▸ INPUT MATERIAL:
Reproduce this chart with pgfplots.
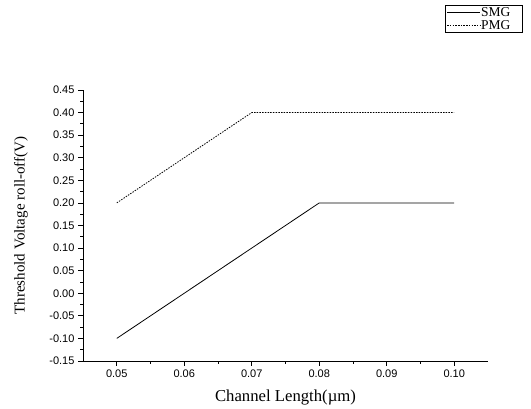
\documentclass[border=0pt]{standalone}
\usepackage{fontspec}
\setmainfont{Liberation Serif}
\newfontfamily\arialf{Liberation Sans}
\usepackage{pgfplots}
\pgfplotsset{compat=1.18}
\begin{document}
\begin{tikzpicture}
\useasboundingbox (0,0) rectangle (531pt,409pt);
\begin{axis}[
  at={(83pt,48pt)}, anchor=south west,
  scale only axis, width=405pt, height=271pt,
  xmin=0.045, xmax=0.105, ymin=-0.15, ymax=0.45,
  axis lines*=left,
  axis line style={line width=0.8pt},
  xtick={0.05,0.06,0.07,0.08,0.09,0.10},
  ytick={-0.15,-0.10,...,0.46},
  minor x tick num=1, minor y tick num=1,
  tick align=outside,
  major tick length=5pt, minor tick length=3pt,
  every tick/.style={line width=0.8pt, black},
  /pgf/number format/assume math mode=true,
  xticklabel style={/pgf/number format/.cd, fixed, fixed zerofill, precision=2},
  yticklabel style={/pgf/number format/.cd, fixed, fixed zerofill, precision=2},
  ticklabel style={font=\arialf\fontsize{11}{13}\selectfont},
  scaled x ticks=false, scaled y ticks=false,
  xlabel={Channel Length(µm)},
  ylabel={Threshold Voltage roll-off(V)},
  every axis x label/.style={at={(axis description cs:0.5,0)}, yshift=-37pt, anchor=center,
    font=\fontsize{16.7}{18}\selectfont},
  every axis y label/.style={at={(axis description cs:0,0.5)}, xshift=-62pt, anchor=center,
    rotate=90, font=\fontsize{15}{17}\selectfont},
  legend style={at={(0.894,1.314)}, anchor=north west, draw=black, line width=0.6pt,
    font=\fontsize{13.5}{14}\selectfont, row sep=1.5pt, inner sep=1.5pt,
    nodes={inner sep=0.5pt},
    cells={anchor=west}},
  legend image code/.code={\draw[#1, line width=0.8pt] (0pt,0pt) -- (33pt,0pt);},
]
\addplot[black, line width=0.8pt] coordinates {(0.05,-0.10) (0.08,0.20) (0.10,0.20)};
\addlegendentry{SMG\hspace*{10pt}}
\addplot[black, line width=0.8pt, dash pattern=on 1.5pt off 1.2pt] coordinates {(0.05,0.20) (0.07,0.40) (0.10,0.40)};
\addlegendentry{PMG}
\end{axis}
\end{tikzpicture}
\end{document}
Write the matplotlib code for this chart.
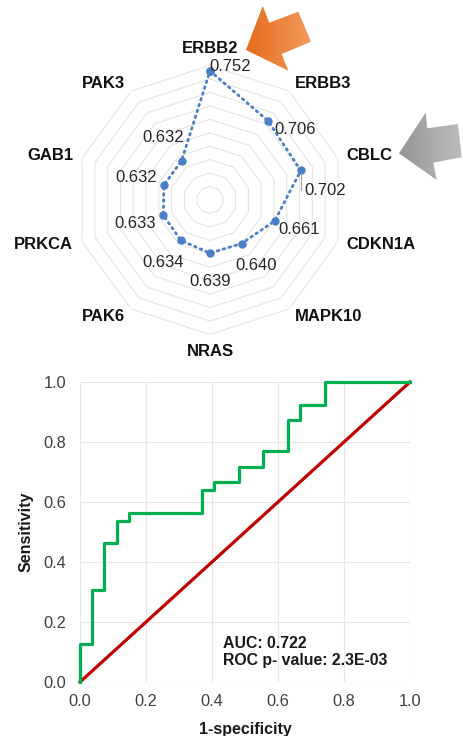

...

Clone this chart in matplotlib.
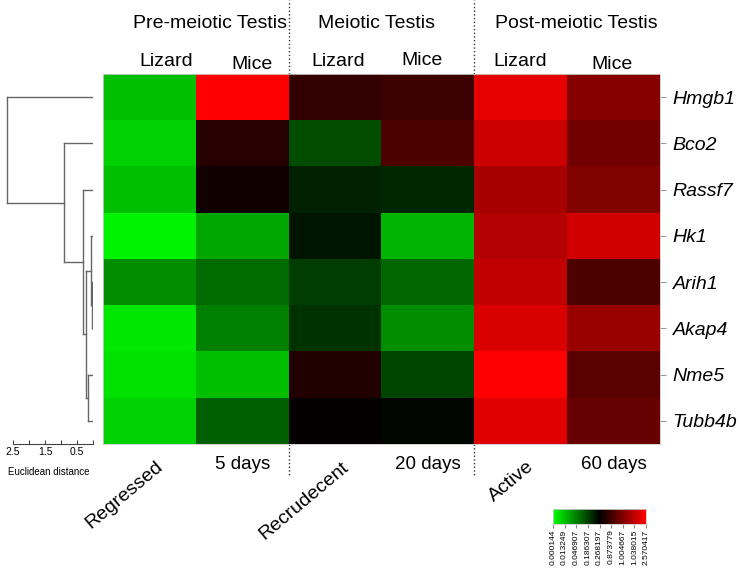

▸ EXERCISE BRIEF:
Pull out all lines from the entries above in which the word "chart" appears.

▸ SOLUTION TO THE EXERCISE:
Reproduce this chart with pgfplots.
Write the matplotlib code for this chart.
Clone this chart in matplotlib.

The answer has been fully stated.